Issue 955: When the paternal uncle of the deceased does not exist, nor his maternal aunt nor his maternal uncle nor maternal aunt, nor their children, the cycle will arrive at the paternal uncle of the father of the deceased and his paternal aunt and his maternal uncle and his maternal aunt. When also these do not exist, their children inherit. When their children also do not exist, the paternal uncle of (the deceased's) grandfather and his grandmother and the maternal uncles and aunts. When these do not exist, their children inherit.
Issue 956: The two spouses inherit from one another in the manner whose details and explanation will come in the adjoined issues.
Issue 957: When a permanent wife dies and she does not leave any children, her husband inherits half of the property and the others inherit the remaining (half). When she has children from that husband or from another husband, the husband inherits a quarter of the property and the remainder is for the remaining heirs.
Issue 958: When the husband dies and he does not leave any children, his permanent wife will inherit a quarter of the property and the remainder is for the remaining heirs. When he has children from this wife or from another wife, his wife will inherit an eighth of the property and the remainder is for the remaining heirs.
Issue 959: The wife inherits from all of the transferable property of her husband, she does not inherit from land or its value, whether it be a house or a garden or agricultural land or whatever is similar to that. Likewise, she does not inherit from real estate itself, like a building or trees. It is obligatory to appraise the real estate or trees, then, give her from its value.

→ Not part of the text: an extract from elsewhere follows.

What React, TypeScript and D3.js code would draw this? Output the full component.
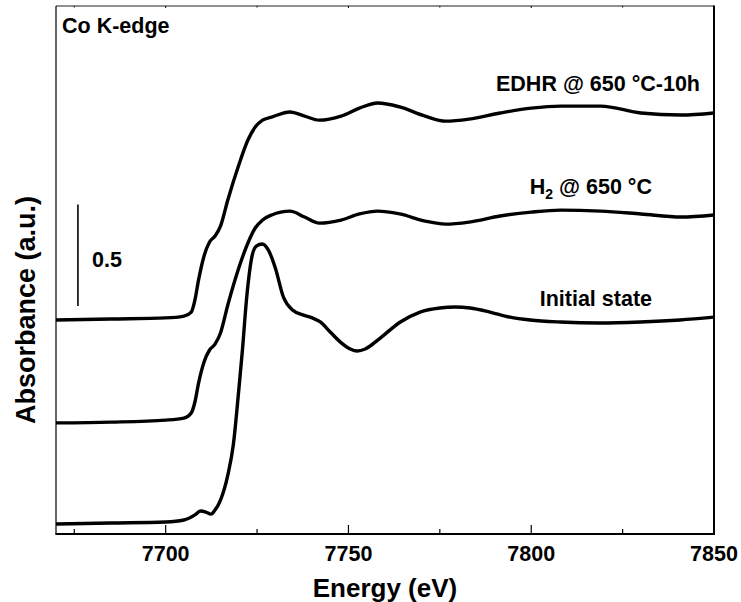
import React from "react";
import * as d3 from "d3";

// ---- data ----
const majorTicks = [7700, 7750, 7800, 7850];
const minorTicks = [7675, 7725, 7775, 7825];

const initialEnergy = [7670, 7685, 7700, 7705, 7708, 7709.5, 7711, 7712.4, 7713.5, 7715, 7717, 7718.5, 7720, 7721, 7722.1, 7723.7, 7724.8, 7726.4, 7728.1, 7730, 7732.2, 7734.7, 7737.7, 7740.1, 7742.3, 7745, 7747.8, 7750.5, 7752.4, 7754.6, 7758.7, 7764.2, 7769.6, 7775, 7779.2, 7783.3, 7788.7, 7794.2, 7799.7, 7807.9, 7818.8, 7829.8, 7840.7, 7850];
const initialAbs = [0.049, 0.054, 0.059, 0.069, 0.094, 0.113, 0.108, 0.098, 0.118, 0.167, 0.29, 0.438, 0.709, 0.906, 1.152, 1.374, 1.418, 1.428, 1.398, 1.31, 1.167, 1.103, 1.078, 1.064, 1.044, 0.995, 0.945, 0.911, 0.901, 0.911, 0.965, 1.044, 1.093, 1.113, 1.118, 1.113, 1.093, 1.068, 1.054, 1.044, 1.039, 1.044, 1.054, 1.068];

const reducedEnergy = [7670, 7685, 7700, 7705, 7707, 7708, 7709, 7710.5, 7712, 7713.5, 7715, 7717, 7720, 7722.5, 7724.5, 7726.5, 7729, 7734, 7738, 7742, 7748, 7753, 7758, 7764, 7771, 7776.5, 7783, 7791.5, 7800, 7808, 7819, 7830, 7841, 7850];
const h2Abs = [0.547, 0.551, 0.561, 0.571, 0.596, 0.65, 0.743, 0.847, 0.906, 0.935, 0.99, 1.128, 1.31, 1.433, 1.507, 1.546, 1.571, 1.59, 1.561, 1.531, 1.546, 1.576, 1.59, 1.576, 1.541, 1.526, 1.536, 1.566, 1.585, 1.595, 1.59, 1.576, 1.561, 1.571];
const edhrAbs = [1.054, 1.059, 1.064, 1.073, 1.093, 1.152, 1.251, 1.369, 1.438, 1.467, 1.516, 1.645, 1.817, 1.94, 2.004, 2.038, 2.053, 2.078, 2.058, 2.038, 2.058, 2.097, 2.122, 2.103, 2.058, 2.033, 2.043, 2.073, 2.097, 2.107, 2.107, 2.073, 2.063, 2.073];

const seriesLabels = ["Initial state", "H₂ @ 650 °C", "EDHR @ 650 °C-10h"];
const scaleBar = { energy: 7676, from: 1.123, size: 0.5, label: "0.5" };

const W = 741;
const H = 602;
const left = 56, right = 714, top = 6, bottom = 534;
const FONT = "'Liberation Sans', Arial, Helvetica, sans-serif";
const FS = 21.5;

export default function App() {
  const x = d3.scaleLinear().domain([7670, 7850]).range([left, right]);
  const y = d3.scaleLinear().domain([0, 2.6]).range([bottom, top]);
  const line = d3
    .line<[number, number]>()
    .x((d) => x(d[0]))
    .y((d) => y(d[1]))
    .curve(d3.curveMonotoneX);

  const series = [
    initialEnergy.map((e, i) => [e, initialAbs[i]] as [number, number]),
    reducedEnergy.map((e, i) => [e, h2Abs[i]] as [number, number]),
    reducedEnergy.map((e, i) => [e, edhrAbs[i]] as [number, number]),
  ];

  return (
    <div style={{ position: "absolute", left: 0, top: 0 }}>
      <svg width={W} height={H} style={{ display: "block", background: "#fff" }} fontFamily={FONT}>
        <defs>
          <clipPath id="plot">
            <rect x={left} y={top} width={right - left} height={bottom - top} />
          </clipPath>
        </defs>
        {/* curves */}
        <g clipPath="url(#plot)">
          {series.map((s, i) => (
            <path key={i} d={line(s) || ""} fill="none" stroke="#000" strokeWidth={3.4} strokeLinejoin="round" />
          ))}
        </g>
        {/* frame */}
        <line x1={left} x2={right} y1={top} y2={top} stroke="#222" strokeWidth={1.2} />
        <line x1={left} x2={left} y1={top} y2={bottom} stroke="#000" strokeWidth={1.2} />
        <line x1={right} x2={right} y1={top - 0.5} y2={bottom + 1} stroke="#000" strokeWidth={2} />
        <line x1={left - 0.6} x2={right + 1} y1={bottom} y2={bottom} stroke="#000" strokeWidth={1.8} />
        {/* ticks */}
        {majorTicks.map((t) => (
          <g key={"M" + t}>
            <line x1={x(t)} x2={x(t)} y1={bottom} y2={bottom - 9} stroke="#000" strokeWidth={1.2} />
            <line x1={x(t)} x2={x(t)} y1={top} y2={top + 2} stroke="#000" strokeWidth={1} />
            <text x={x(t)} y={561} textAnchor="middle" fontSize={FS} fontWeight="bold">{t}</text>
          </g>
        ))}
        {minorTicks.map((t) => (
          <g key={"m" + t}>
            <line x1={x(t)} x2={x(t)} y1={bottom} y2={bottom - 5} stroke="#000" strokeWidth={1.2} />
            <line x1={x(t)} x2={x(t)} y1={top} y2={top + 1.5} stroke="#000" strokeWidth={1} />
          </g>
        ))}
        {/* axis titles */}
        <text x={(left + right) / 2} y={597} textAnchor="middle" fontSize={26} fontWeight="bold">Energy (eV)</text>
        <text transform={`translate(35, 310) rotate(-90)`} textAnchor="middle" fontSize={27} fontWeight="bold">Absorbance (a.u.)</text>
        {/* scale bar */}
        <line x1={x(scaleBar.energy)} x2={x(scaleBar.energy)} y1={y(scaleBar.from)} y2={y(scaleBar.from + scaleBar.size)} stroke="#000" strokeWidth={1.6} />
        <text x={92} y={267} fontSize={FS} fontWeight="bold">{scaleBar.label}</text>
        {/* annotations */}
        <text x={62} y={33} fontSize={FS} fontWeight="bold">Co K-edge</text>
        <text x={652} y={306} textAnchor="end" fontSize={FS} fontWeight="bold">{seriesLabels[0]}</text>
        <text x={652} y={194} textAnchor="end" fontSize={FS} fontWeight="bold">
          H<tspan fontSize={14} dy={5}>2</tspan><tspan dy={-5}> @ 650 °C</tspan>
        </text>
        <text x={700} y={91} textAnchor="end" fontSize={FS} fontWeight="bold">{seriesLabels[2]}</text>
      </svg>
    </div>
  );
}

Issue 960: Decorative clothing, jewelry and whatever is similar to that from what (the deceased has) acquired. The man, it is for his wife and she for her husband. It is not considered as part of the estate, except when it is established that he had not intended for her to take possession of it, rather, she was wearing it in a manner like borrowing.

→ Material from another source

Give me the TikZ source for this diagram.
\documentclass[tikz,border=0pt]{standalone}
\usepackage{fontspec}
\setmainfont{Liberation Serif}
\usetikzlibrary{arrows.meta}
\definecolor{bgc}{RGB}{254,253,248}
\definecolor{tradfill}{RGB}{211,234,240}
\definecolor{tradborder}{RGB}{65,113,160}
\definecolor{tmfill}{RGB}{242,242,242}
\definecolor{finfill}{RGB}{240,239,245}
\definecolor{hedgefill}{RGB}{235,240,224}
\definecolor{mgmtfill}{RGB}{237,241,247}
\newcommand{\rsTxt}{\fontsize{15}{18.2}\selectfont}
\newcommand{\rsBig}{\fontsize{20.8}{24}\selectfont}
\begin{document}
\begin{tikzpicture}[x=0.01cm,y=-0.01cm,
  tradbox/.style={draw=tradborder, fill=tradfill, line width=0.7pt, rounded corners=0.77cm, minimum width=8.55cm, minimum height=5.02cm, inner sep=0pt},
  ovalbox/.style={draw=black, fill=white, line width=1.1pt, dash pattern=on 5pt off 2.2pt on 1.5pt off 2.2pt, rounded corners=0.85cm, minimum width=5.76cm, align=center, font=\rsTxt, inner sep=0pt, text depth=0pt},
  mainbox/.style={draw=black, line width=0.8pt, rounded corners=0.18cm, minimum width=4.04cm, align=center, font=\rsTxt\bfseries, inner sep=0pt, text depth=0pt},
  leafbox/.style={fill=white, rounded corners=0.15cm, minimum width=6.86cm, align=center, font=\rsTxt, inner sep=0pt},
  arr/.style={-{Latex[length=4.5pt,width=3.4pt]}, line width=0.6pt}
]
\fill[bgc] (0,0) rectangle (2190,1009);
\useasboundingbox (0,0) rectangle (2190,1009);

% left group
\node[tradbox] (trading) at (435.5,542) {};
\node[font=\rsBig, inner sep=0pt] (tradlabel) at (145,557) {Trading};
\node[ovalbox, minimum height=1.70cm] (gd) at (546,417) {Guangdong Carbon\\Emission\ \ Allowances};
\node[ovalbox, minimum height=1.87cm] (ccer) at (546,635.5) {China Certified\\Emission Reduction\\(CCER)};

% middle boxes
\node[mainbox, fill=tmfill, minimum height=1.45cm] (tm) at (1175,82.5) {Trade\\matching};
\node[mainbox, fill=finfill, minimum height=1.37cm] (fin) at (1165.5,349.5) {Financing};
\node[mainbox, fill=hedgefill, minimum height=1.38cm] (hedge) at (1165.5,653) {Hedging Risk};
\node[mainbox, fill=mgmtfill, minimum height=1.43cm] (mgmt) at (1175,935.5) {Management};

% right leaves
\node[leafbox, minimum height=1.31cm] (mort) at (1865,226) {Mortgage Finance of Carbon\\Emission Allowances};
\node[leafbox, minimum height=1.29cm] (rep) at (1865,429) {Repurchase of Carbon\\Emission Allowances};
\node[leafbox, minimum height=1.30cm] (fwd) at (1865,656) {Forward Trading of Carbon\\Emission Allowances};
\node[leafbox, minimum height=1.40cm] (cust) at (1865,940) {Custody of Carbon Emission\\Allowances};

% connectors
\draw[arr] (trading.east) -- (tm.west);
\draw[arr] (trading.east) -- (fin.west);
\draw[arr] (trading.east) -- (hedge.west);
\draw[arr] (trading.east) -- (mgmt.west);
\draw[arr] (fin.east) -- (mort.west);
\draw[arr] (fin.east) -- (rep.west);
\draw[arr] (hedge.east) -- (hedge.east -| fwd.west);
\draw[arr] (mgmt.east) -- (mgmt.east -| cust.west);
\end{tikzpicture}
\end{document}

Issue 961: When a man dies, his Qur’an, his ring, his sword and the clothing which he was wearing or he had prepared to wear, is for his eldest son. When there were more than one these four items for the deceased, for example, two Qur’ans or two rings, then, if he had used them in his life, they are all for his eldest son.
Issue 962: When there was a debt obligatory for the deceased, then, if the debt is in the amount of his estate or more, these four things are not given to the eldest son. Rather, it is obligatory to pay his debt with it them.
However, when his property was more than his debt such that there remains a considerable amount after payment of his debts, it is obligatory to give these four things to the eldest son.
Issue 963: The Muslim can inherit from the non-Muslim but the non-Muslim does not inherit from the Muslim, although he is the father of the deceased or his son.
Issue 964: When someone intentionally kills his relative wrongfully, he does not inherit from them. However, when his heir killed him mistakenly (like he throws a rock in the air and it strikes a relative by chance and kills him), he does not inherit, in this situation from the blood money (Diyah) of his killing (according to precaution).
Issue 965: When from the deceased there was a child in the stomach of his mother and there are others from his level, like children, the father, the mother, it is obligatory to divide the inheritance setting aside a share of two children for the infant who is in the stomach of his mother. Then, if (the infant) is born alive, he inherits. If it was a son or daughter, they are given their share and the remaining inheritance is divided among the heirs.
When there was no one other than (the child) in his level, then, if the child is born alive, all of the property is for him, otherwise, it is divided among the heirs.